Ang Bagong Pamilya ni Ponching (Inna Miren Salazar Acuña and Dos Ocampo)
For a light comedy, a genre which is always a welcome addition to a festival that usually leans towards serious and heavy themes, Ang Bagong Pamilya ni Ponching is a struggle to watch. Sitting through it is a chore that gets tougher by the minute. Whenever it becomes actually funny, the narrative hurries to go back to its weak point: the dull new family in the title, this being the center of the gags and drama, with many of its members trying hard to be quirky.
It’s hardly about predictability or depth, the believability of the situation, or the humor that gets tiresome, but mostly how the film runs out of steam so early, so quickly, like a balloon losing air and flying around without direction, spinning, wrinkled and writhing, before landing lifelessly on the ground. It’s this sound of falling the audience gets for a story, the deflating of an otherwise funny premise, and the experience is long and winding and sometimes pointless.
Many factors contribute to this: underdeveloped writing, lack of guidance, unrealized potential, a miscommunication of creative approach, and possibly the stubbornness to consider fresh, new ideas, all of which are made manifest in its overreaching efforts. It’s not wrong to borrow devices from TV for inspiration, but cinematic language requires sustaining of longer interest, and Ponching fails to have rhythm that fits the narrative it tries to stretch. Even the lesbian subplot, as much as it feels genuine and indispensable, comes off rather misplaced. Damn, even the charms of Janus del Prado, who deserves helming a full-length every now and then, cannot save it.
Pamilya Ordinaryo (Eduardo Roy, Jr.)
Making movies about poverty can never solve or alleviate the problem, but one must not discount its function. In the ceaseless efforts of filmmakers to dwell on the subject and shed light on the vicissitudes of being poor, the issue continues to be relevant and therefore impossible to set aside. It remains an urgent matter, a constant reminder of situations conveniently ignored, and the most effective of these movies are those that not only provide meaningful perspectives through details and characterizations, but also offer, through vigorous handling of material, a credible and comprehensive view of life tested by extreme circumstances, one that goes beyond the tiers of financial troubles and extends to the larger aspects of the human condition: survival, dignity, compassion, morality, self-worth. Several of Lino Brocka’s films in the 70s and 80s validate this, and after him, if audiences would only be more liberal and discerning, there are many directors who have tried, and actually succeeded, telling stories that can effect as much change as activism.
It’s too soon to say, but owing to its absolute immediacy and cunning, Pamilya Ordinaryo already feels like a benchmark against which other films of its kind will be measured. It teems with so much life and energy, with explicit displays of force and frisson, that Aries and Jane could have been just outside the theater premises, loafing, asking around for the person carrying their baby. In his third feature, Eduardo Roy is able to refine his language in the most satisfying way possible, letting go of the tricks and excesses that weaken his previous films, and find not just the right ending but also the right timing for it. This strong direction, oppressive but never going too far, builds up in surges from start to end, and in between Roy knows how to make the scenes crack until the whole thing is fractured but still intact, about to be shattered but remaining in one piece until the very end.
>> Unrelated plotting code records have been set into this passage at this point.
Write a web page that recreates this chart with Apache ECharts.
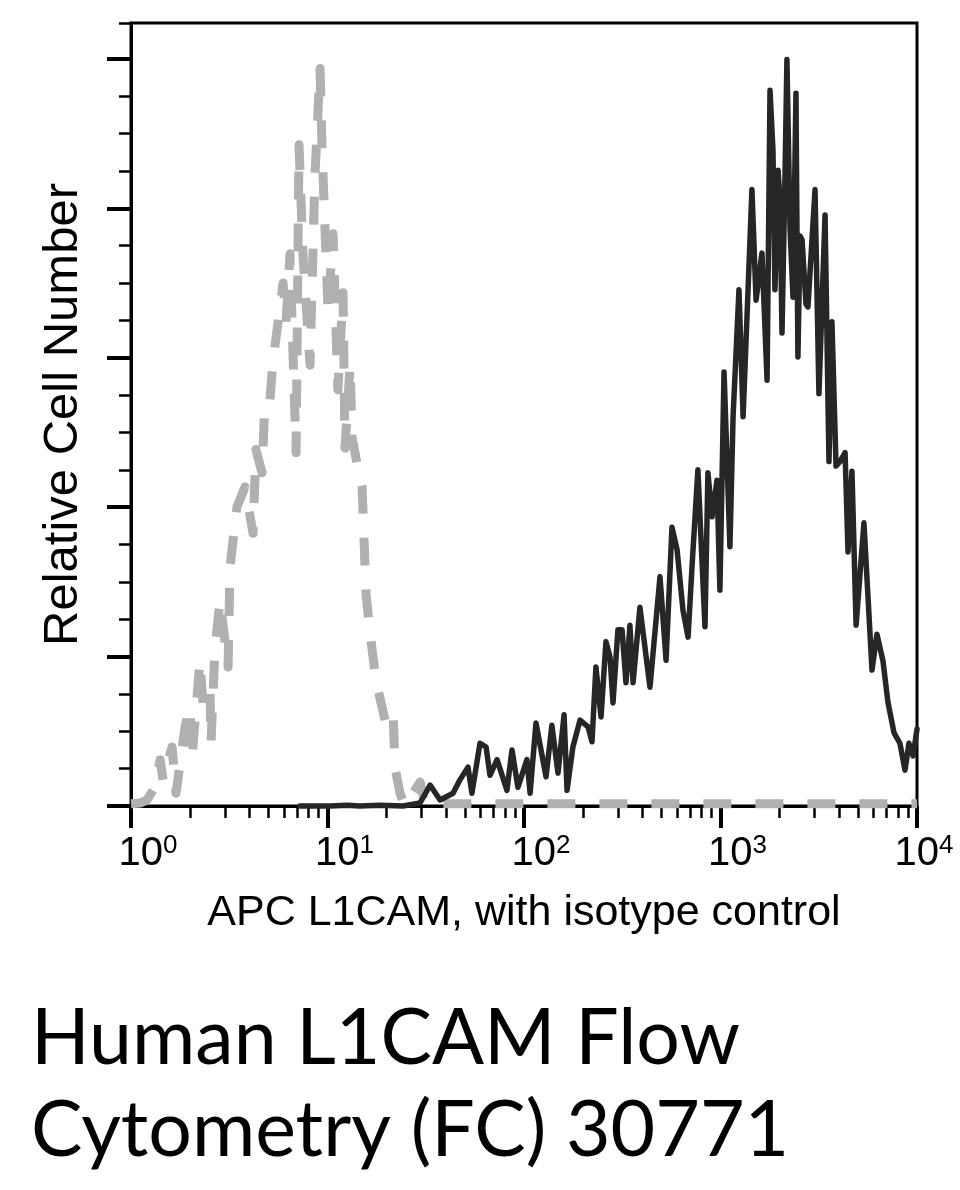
<!DOCTYPE html>
<html><head><meta charset="utf-8">
<script src="https://cdn.jsdelivr.net/npm/echarts@6/dist/echarts.min.js"></script>
<style>html,body{margin:0;padding:0;background:#fff}#c{width:960px;height:1190px}</style>
</head><body><div id="c"></div>
<script>
// x values are log10(fluorescence) (decades), y values are relative cell number
const decadeExponents = ['0', '1', '2', '3', '4'];
const yMajorTicks = [0, 20, 40, 60, 80, 100];
const yMinorTicks = [5, 10, 15, 25, 30, 35, 45, 50, 55, 65, 70, 75, 85, 90, 95, 104.8];
const yMax = 104.8;

const l1camX = [0.860,1.013,1.099,1.165,1.267,1.384,1.471,1.522,1.573,1.639,1.674,1.715,1.735,1.776,1.807,1.827,1.863,1.913,1.939,1.969,2.015,2.031,2.061,2.112,2.142,2.173,2.204,2.219,2.249,2.285,2.326,2.346,2.366,2.392,2.417,2.438,2.453,2.478,2.499,2.519,2.539,2.555,2.590,2.641,2.692,2.723,2.753,2.779,2.809,2.835,2.855,2.885,2.921,2.936,2.957,2.982,2.997,3.018,3.048,3.064,3.094,3.115,3.160,3.181,3.211,3.237,3.252,3.267,3.277,3.293,3.303,3.313,3.328,3.338,3.354,3.369,3.384,3.394,3.405,3.415,3.435,3.445,3.481,3.501,3.532,3.552,3.567,3.588,3.608,3.634,3.649,3.669,3.690,3.730,3.751,3.771,3.796,3.827,3.852,3.883,3.913,3.939,3.959,3.980,4.000];
const l1camY = [0,0,0.1,0,0.1,0,0.4,2.8,0.8,1.7,3.5,5.2,1.7,8.4,7.9,4.1,6.2,2.1,7.5,2.5,6.2,1.7,11.1,3.9,10.8,4.4,12.2,2.1,7.9,11.5,10.6,8.6,18.6,11.9,22.0,19.9,13.8,23.6,23.6,16.5,24.2,16.5,26.6,15.9,30.7,19.5,37.3,34.3,26.2,22.6,32.0,45.0,24.0,44.6,38.7,43.6,28.9,58.1,34.7,52.1,69.1,52.1,82.5,67.7,74.0,57.0,95.8,87.8,69.1,85.1,81.1,63.3,83.8,99.9,77.1,68.1,95.4,60.1,76.3,75.8,67.2,66.8,82.5,55.2,79.1,46.1,64.8,45.5,46.1,47.3,34.0,44.8,24.2,37.9,27.8,18.2,23.0,19.4,13.9,9.8,8.4,4.8,8.4,6.7,10.3];

const isotypeX = [0,0.046,0.081,0.122,0.148,0.163,0.209,0.229,0.275,0.300,0.310,0.351,0.366,0.402,0.407,0.427,0.453,0.494,0.504,0.539,0.580,0.621,0.636,0.667,0.682,0.707,0.723,0.733,0.774,0.789,0.809,0.840,0.855,0.875,0.911,0.936,0.962,0.972,1.003,1.028,1.053,1.079,1.089,1.115,1.125,1.150,1.176,1.186,1.196,1.216,1.247,1.293,1.333,1.344,1.369,1.394,1.430,1.471,1.496,2.0,3.0,4.0];
const isotypeY = [0.3,0.4,0.8,2.5,6.2,3.5,7.9,1.7,10.6,13.3,6.2,19.5,13.8,15.9,8.4,20.9,27.6,18.6,32.0,40.0,42.7,36.5,47.7,44.6,54.4,54.4,59.6,59.7,70.0,64.8,73.9,47.3,88.5,73.9,59.0,84.3,98.7,88.2,66.1,76.6,55.7,68.7,47.9,59.0,49.3,45.9,42.7,35.6,28.4,23.3,16.7,11.5,12.9,5.1,1.7,0,1.5,3.2,0.3,0.3,0.3,0.3];

const xMinorTicks = [];
for (let d = 0; d < 4; d++) for (let k = 2; k <= 9; k++) xMinorTicks.push(d + Math.log10(k));

const FONT = 'Liberation Sans';
const chart = echarts.init(document.getElementById('c'), null, {renderer: 'canvas'});
chart.setOption({
  animation: false,
  backgroundColor: '#fff',
  title: {
    text: 'Human L1CAM Flow\nCytometry (FC) 30771',
    left: 26, top: 988,
    textStyle: {fontFamily: 'Lato', fontWeight: 'normal', fontSize: 77, lineHeight: 92, color: '#000'}
  },
  grid: {left: 131, right: 43, top: 23, bottom: 384, show: true, borderColor: '#000', borderWidth: 3},
  xAxis: [
    {
      type: 'value', min: 0, max: 4, interval: 1, position: 'bottom',
      axisLine: {show: true, lineStyle: {color: '#000', width: 3}},
      axisTick: {show: true, length: 22, lineStyle: {color: '#000', width: 4}},
      splitLine: {show: false},
      axisLabel: {
        margin: 27,
        formatter: v => (Math.round(v) === 4 ? '{e|10}' : '{b|10}') + '{s|' + decadeExponents[Math.round(v)] + '}',
        rich: {
          b: {fontFamily: FONT, fontSize: 40, lineHeight: 42, color: '#000', padding: [0, 0, 0, 34]},
          e: {fontFamily: FONT, fontSize: 40, lineHeight: 42, color: '#000', padding: [0, 0, 0, 14]},
          s: {fontFamily: FONT, fontSize: 26, lineHeight: 26, verticalAlign: 'top', color: '#000'}
        }
      },
      name: 'APC L1CAM, with isotype control',
      nameLocation: 'middle', nameGap: 86,
      nameTextStyle: {fontFamily: FONT, fontSize: 43, color: '#000'}
    },
    {
      type: 'value', min: 0, max: 4, position: 'bottom',
      axisLine: {show: false},
      axisTick: {show: true, customValues: xMinorTicks, length: 12, lineStyle: {color: '#000', width: 2.5}},
      axisLabel: {show: false}, splitLine: {show: false}
    }
  ],
  yAxis: [
    {
      type: 'value', min: 0, max: yMax, position: 'left',
      axisLine: {show: true, lineStyle: {color: '#000', width: 3}},
      axisTick: {show: true, customValues: yMajorTicks, length: 24, lineStyle: {color: '#000', width: 4}},
      axisLabel: {show: false}, splitLine: {show: false},
      name: 'Relative Cell Number', nameLocation: 'middle', nameGap: 43,
      nameTextStyle: {fontFamily: FONT, fontSize: 49, color: '#000'}
    },
    {
      type: 'value', min: 0, max: yMax, position: 'left',
      axisLine: {show: false},
      axisTick: {show: true, customValues: yMinorTicks, length: 12, lineStyle: {color: '#000', width: 2.5}},
      axisLabel: {show: false}, splitLine: {show: false}
    }
  ],
  series: [
    {
      name: 'Isotype control', type: 'line', xAxisIndex: 0, yAxisIndex: 0,
      data: isotypeX.map((x, i) => [x, isotypeY[i]]),
      showSymbol: false, clip: false, z: 2,
      lineStyle: {color: '#b0b0b0', width: 9, type: [28, 24], cap: 'butt', join: 'round'}
    },
    {
      name: 'APC L1CAM', type: 'line', xAxisIndex: 0, yAxisIndex: 0,
      data: l1camX.map((x, i) => [x, l1camY[i]]),
      showSymbol: false, clip: false, z: 3,
      lineStyle: {color: '#262626', width: 5.5, cap: 'round', join: 'round'}
    }
  ]
});
</script></body></html>
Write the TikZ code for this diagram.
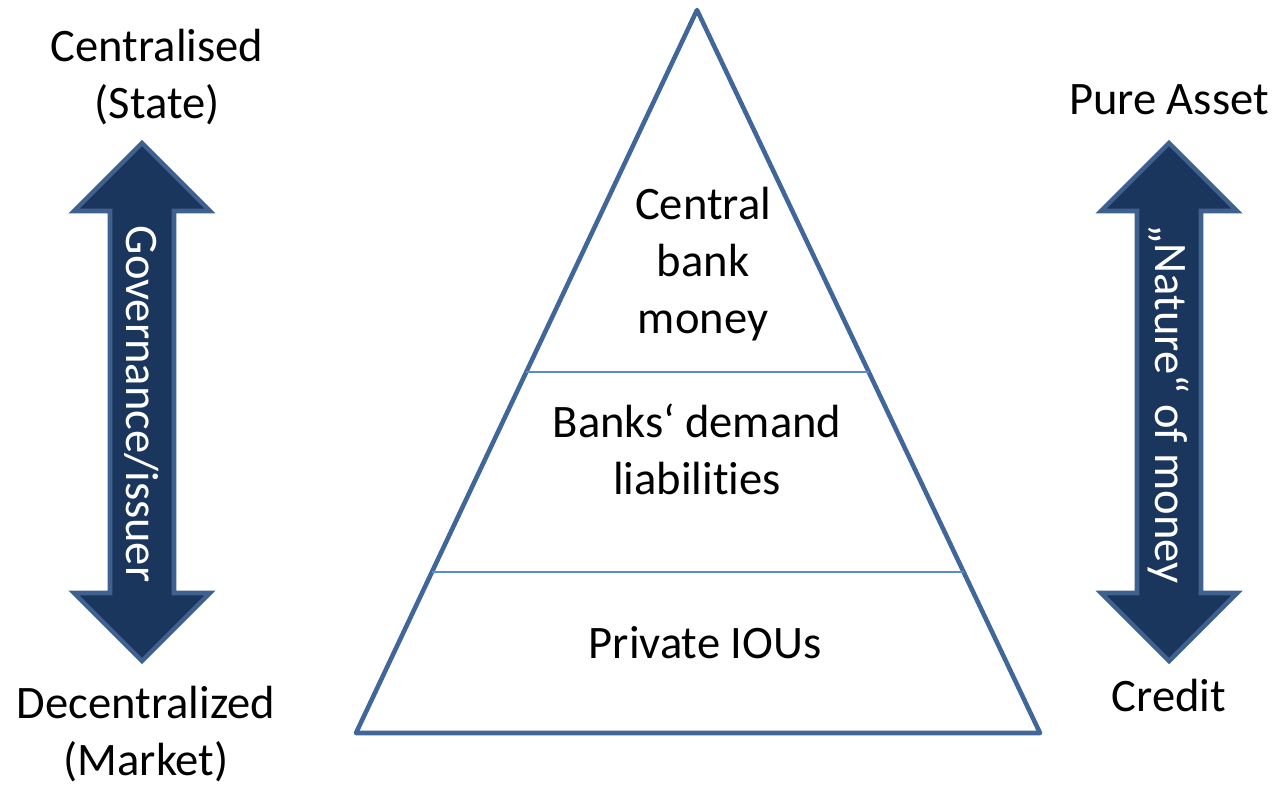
\documentclass[tikz,border=0pt]{standalone}
\usepackage{fontspec}
\setmainfont[Ligatures=NoCommon]{Carlito}
\usepackage{xcolor}
\usetikzlibrary{calc}
\definecolor{edgeblue}{HTML}{41679A}
\definecolor{lineblue}{HTML}{5B8BC9}
\definecolor{navy}{HTML}{1B365D}
\definecolor{rimblue}{HTML}{3F6190}
\tikzset{
  lbl/.style={font=\fontsize{26.5}{32.3}\selectfont,align=center,inner sep=0pt},
  arrowlbl/.style={lbl,text=white,rotate=-90},
  arrowfill/.style={fill=navy,draw=rimblue,line width=2.6pt,line join=miter},
}
\newcommand{\drawDblArrow}[2]{% center: x,y (y grows downward)
  \draw[arrowfill] (#1,#2-259) -- (#1+68,#2-191) -- (#1+32,#2-191) -- (#1+32,#2+191)
    -- (#1+68,#2+191) -- (#1,#2+259) -- (#1-68,#2+191) -- (#1-32,#2+191)
    -- (#1-32,#2-191) -- (#1-68,#2-191) -- cycle;
}
\begin{document}
\begin{tikzpicture}[x=0.02cm,y=-0.02cm]
\useasboundingbox (0,0) rectangle (1278,785);

% Pyramid
\coordinate (apex) at (697,10);
\coordinate (bl) at (356,733);
\coordinate (br) at (1040,733);
\draw[edgeblue,line width=2.6pt,line join=round] (apex) -- (bl) -- (br) -- cycle;

% Layer borders
\draw[lineblue,line width=0.8pt] ($(apex)!0.5007!(bl)$) -- ($(apex)!0.5007!(br)$);
\draw[lineblue,line width=0.8pt] ($(apex)!0.7773!(bl)$) -- ($(apex)!0.7773!(br)$);

% Layer texts
\node[lbl] (cbmoney) at (703,264) {Central\\bank\\money};
\node[lbl] (banks) at (697,449) {Banks‘ demand\\liabilities};
\node[lbl] (ious) at (705,643) {Private IOUs};

% Left arrow: governance
\drawDblArrow{142}{402}
\node[arrowlbl] (gov) at (142,404) {Governance/issuer};
\node[lbl] (state) at (157,77) {Centralised\\(State)};
\node[lbl] (market) at (146,734) {Decentralized\\(Market)};

% Right arrow: nature of money
\drawDblArrow{1169}{402}
\node[arrowlbl] (nature) at (1169,404) {„Nature“ of money};
\node[lbl] (asset) at (1169,100) {Pure Asset};
\node[lbl] (credit) at (1169,695) {Credit};
\end{tikzpicture}
\end{document}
The tension comes from the dogged linearity of it — how clear that there is really no turning back, and how, by using the simple narrative of an underage couple looking desperately for their abducted child, it is able to impart the cruelty of misfortune pounding without mercy. It is painful to see how Aries and Jane strive to walk forward and become defeated despite doing their best, more so when they are humiliated by the very people who should be helping them. When Jane goes to the police station to seek help and is instead asked to recount her first sexual experience, accused of lasciviousness and forced to show her lactating breasts to be ridiculed, the viewer feels the abuse vicariously. And when the TV crew loses the photos of their child, the only memento they have of him, it is only natural to expect them to go insane.
But they do not. Because Roy presents Aries and Jane as characters of enormous strength, not resilience, not understanding, not resourcefulness, but strength. They are people whose youth has been corrupted but whose will to survive is toughened by experience, making them nearly invincible. They steal for a living but are obviously guided by religious virtues, and such complexities and contradictions are substantially illustrated. Comparisons can easily be made with The Child, the Dardenne Brothers’s film with an almost similar premise, with the young characters and the intimate, direct camera style punctuating the physical proximity, but Pamilya Ordinaryo reflects a uniquely Filipino struggle, an exceptionally Filipino spirit and fate defined by a specific culture and politics of poverty. But it is when Roy decides to allude to The Bicycle Thief that it turns into something else, into something terrifyingly close, and no ending no matter how quiet and lingering can make their predicament any less heartbreaking.